IN the remarkable succession of chemical lecturers at the Royal Institution—the second, the pupil and assistant of the first, the third, the pupil and assistant of the second—who have covered in unbroken chain nearly the whole of the nineteenth century, Sir Humphry Davy stands as a man of letters (in which capacity alone we are here concerned with him) above Faraday and below Tyndall. Early as he was introduced to the society of pure men of letters, and various as his own early attempts are said to have been, the spoken rather than the written word appears to have been his forte. His destiny and vocation, however, led him to the former, and it is not easy to judge what might have been the case if things had been different. Most of his scientific work does not lend itself to excerpt here, but the first two passages given below (the one from the Elements of Chemistry, the other the separately preserved fragment of a lecture) will show that he had a more than respectable command of the more formal and mannered style with which, during his day, scientific writers were still wont to diversify and adorn the record of their observations and discoveries. In the mere importance and value of these last (they chiefly concerned electricity), great authorities have pronounced him to be inferior to no one.

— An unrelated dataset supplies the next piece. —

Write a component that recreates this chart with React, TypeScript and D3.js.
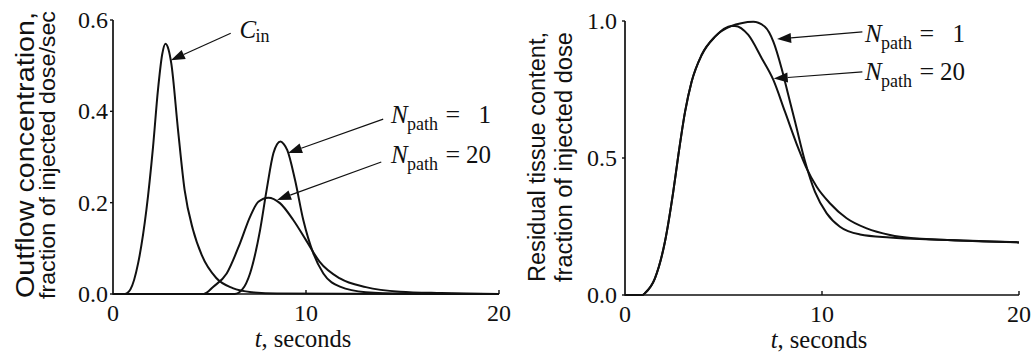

Of his non-scientific work Salmonia was, at the date of its appearance and for some time afterwards, warmly praised; though Wilson, in Blackwood, attacked its sportsmanship as cockney and its general tone as valetudinarian and milksop. The limitation of the claret at the fishermen’s dinner to half-a-pint a man seems to have had an undue effect on Christopher’s criticism; but the praise was certainly in some cases overstrained. Salmonia is a pleasant book and interesting in literary history, less as an imitation of Walton than because in many passages it shows an important advance in the literature descriptive of Nature, and reminds us that Mr. Ruskin was already born. Sir Walter Scott, who was a sort of connection of Lady Davy’s, reviewed it very favourably in the Quarterly, and indeed Davy was as much at home with the Scottish literary circle as with that of the Lakes (where his early Bristol friends had settled, and where he was a companion of Wordsworth and of Scott himself in a famous walk on Helvellyn) and with that of London. The Consolations, more ambitious and philosophical in tone, are rather less successful. On the whole, however, Davy is most interesting as a member of the school of scientific writers who came between those of the eighteenth century proper, and those wholly of the nineteenth—the former, men of letters whose subject was “natural philosophy,” the latter, men of science who only in rare instances pay deliberate attention to literary cultivation and form. His own attention to and achievement in these were more than respectable, and he added to these good taste, and a pleasant, if rather thin, humour.